The company gets its standard cow or pigskin leather from a San Fernando Valley supplier. It orders exotic leathers—alligator, ostrich, snake and sting ray—from Texas.

A finished pair of wing tips, stilettos or cowboy boots typically cost between $150 and $300 here. The price would be double at retail, Alex Aldana said.

The repair side of the business is a tougher sell at about $65 to resole a shoe—a price many of its customers in Santa Ana aren’t willing to pay when they can buy a new pair for $20 at a big-box store.

“People don’t appreciate the hard work that’s put into this,” Aldana said. “When it’s a custom shoe, it’s more intimate.”

The company also paints purses, shoes and jackets, custom jobs that start at about $45 for smaller items. Aldana is trying for a new revenue stream with a first leather jacket and is tinkering with prototypes of leather bags, purses, laptop bags and wallets.

Then there’s a prototype therapeutic shoe Aldana is working on for a designer at Nike that features a brace within. He’s been working on the project on and off for about nine months.

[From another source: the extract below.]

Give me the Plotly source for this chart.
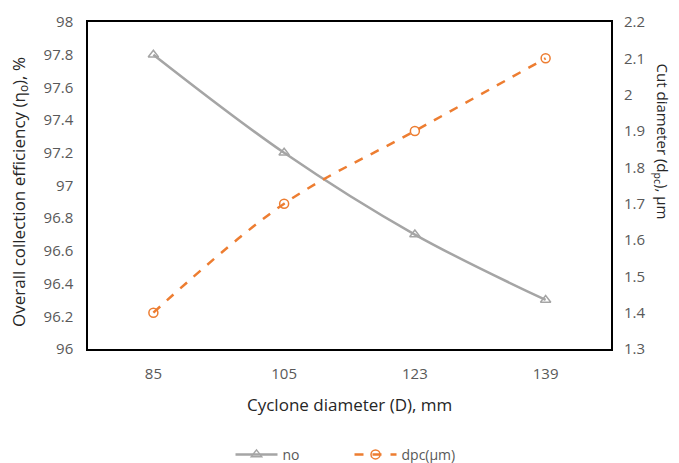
import plotly.graph_objects as go

categories = ["85", "105", "123", "139"]
eff_no = [97.8, 97.2, 96.7, 96.3]
dpc_um = [1.4, 1.7, 1.9, 2.1]
left_ticks = [96, 96.2, 96.4, 96.6, 96.8, 97, 97.2, 97.4, 97.6, 97.8, 98]
right_ticks = [1.3, 1.4, 1.5, 1.6, 1.7, 1.8, 1.9, 2.0, 2.1, 2.2]

FONT = "Open Sans"
TICK = "#595959"
TITLE = "#262626"

fig = go.Figure()
fig.add_trace(go.Scatter(
    x=categories, y=eff_no, name="no", mode="lines+markers",
    line=dict(color="#A5A5A5", width=2.5, shape="spline"),
    marker=dict(symbol="triangle-up-open", size=9, color="#A5A5A5", line=dict(width=1.5)),
    yaxis="y"))
fig.add_trace(go.Scatter(
    x=categories, y=dpc_um, name="dpc(μm)", mode="lines+markers",
    line=dict(color="#ED7D31", width=2.5, dash="dash", shape="spline"),
    marker=dict(symbol="circle-open", size=9, color="#ED7D31", line=dict(width=1.5)),
    yaxis="y2"))

fig.update_layout(
    width=679, height=463,
    margin=dict(l=80, r=76, t=14, b=122),
    paper_bgcolor="white", plot_bgcolor="white",
    font=dict(family=FONT, color=TICK, size=15),
    showlegend=True,
    legend=dict(orientation="h", x=0.5, xanchor="center", yref="container", y=0.035, yanchor="middle",
                font=dict(size=14, color=TICK), itemwidth=42, entrywidth=62),
    xaxis=dict(type="category", range=[-0.5, 3.5], showgrid=False, zeroline=False,
               showline=True, linecolor="black", linewidth=1.5, mirror=True,
               ticks="", tickfont=dict(size=15, color=TICK), automargin=False, ticklabelstandoff=10),
    yaxis=dict(range=[96, 98], tickvals=left_ticks, ticktext=[f"{v:g}" for v in left_ticks],
               showgrid=False, zeroline=False, automargin=False,
               showline=True, linecolor="black", linewidth=1.5, mirror=True,
               ticks="", tickfont=dict(size=15, color=TICK), ticklabelstandoff=10),
    yaxis2=dict(range=[1.3, 2.2], tickvals=right_ticks, ticktext=[f"{v:g}" for v in right_ticks],
                overlaying="y", side="right", showgrid=False, zeroline=False, automargin=False,
                ticks="", tickfont=dict(size=15, color=TICK), ticklabelstandoff=12),
    annotations=[
        dict(text="Cyclone diameter (D), mm", xref="paper", yref="paper", x=0.5, y=-0.17,
             xanchor="center", yanchor="middle", showarrow=False, font=dict(size=17, color=TITLE)),
        dict(text="Overall collection efficiency (η<sub>o</sub>), %", xref="paper", yref="paper",
             x=-0.132, y=0.48, xanchor="center", yanchor="middle", textangle=-90, showarrow=False,
             font=dict(size=17, color=TITLE)),
        dict(text="Cut diameter (d<sub>pc</sub>), μm", xref="paper", yref="paper",
             x=1.097, y=0.635, xanchor="center", yanchor="middle", textangle=90, showarrow=False,
             font=dict(size=15, color=TITLE)),
    ],
)

fig.write_html("out.html")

“I’ll learn whatever I need to,” he says.

Father-Son Dream

Aldana is still chasing his father’s dream of running a factory that turns out custom-made shoes by volume.

The son’s part in the dream started more than 20 years ago, when Aldana, two brothers, his mother and aunt joined their father in California. The family settled in Santa Ana, where his father worked out of the garage at their home. Aldana would join his father on door-to-door walks trying to drum up business. Jose Sr., armed with a small tool kit, would charge $4 to fix a pair of broken stilettos.

“Just like every immigrant, [he] wanted a better life for their family,” said Aldana, who often envisions his father sitting on his wooden stool, working on shoes. “From time to time, I just look at it, and it brings me back, and I see him there in this little space mounting the shoe. That’s what motivates me to keep on.”

The family briefly went into large-scale production at a warehouse on Whittier Avenue in Costa Mesa in the late 1990s doing work for Esquivel and Diego’s Boots.

The business faltered after a four-year run, prompting the move to Santa Ana.

There are many days on the job when no money is made at the little shop on Main Street.

Other Jobs

Aldana has sworn off the profession before, taking more lucrative jobs—he was a rigger on the open sea for awhile—but always comes back to the profession that defines him and his family.

“We don’t do it for the money, we do it for the art,” he says. “I could stay here for hours, designing, creating, playing with patterns until I make something.”

Some days he climbs the ladder in the back corner of the production studio to a makeshift second floor space where his father’s machines have sat idly for years.

There’s enough machinery up there to open three repair shops.

Some, which date back more than two decades, were custom-made by his father, including a sander with a manual crank.

“Whenever I’m having a bad day, I come up here and just look at it—it gives me hope,” Aldana says. “If my dad did it with this and we have all the machinery, why can’t I do it? My dad still wants me to do what he wanted.”

Aldana is both a realist and an eternal optimist. His profession, like others in today’s technology-driven economy, is dying, but he hopes to revive the art in younger generations.

“I know at the end I’ll end up doing this, it doesn’t matter where I go,” he says. “There’s always going to be a shoemaker.”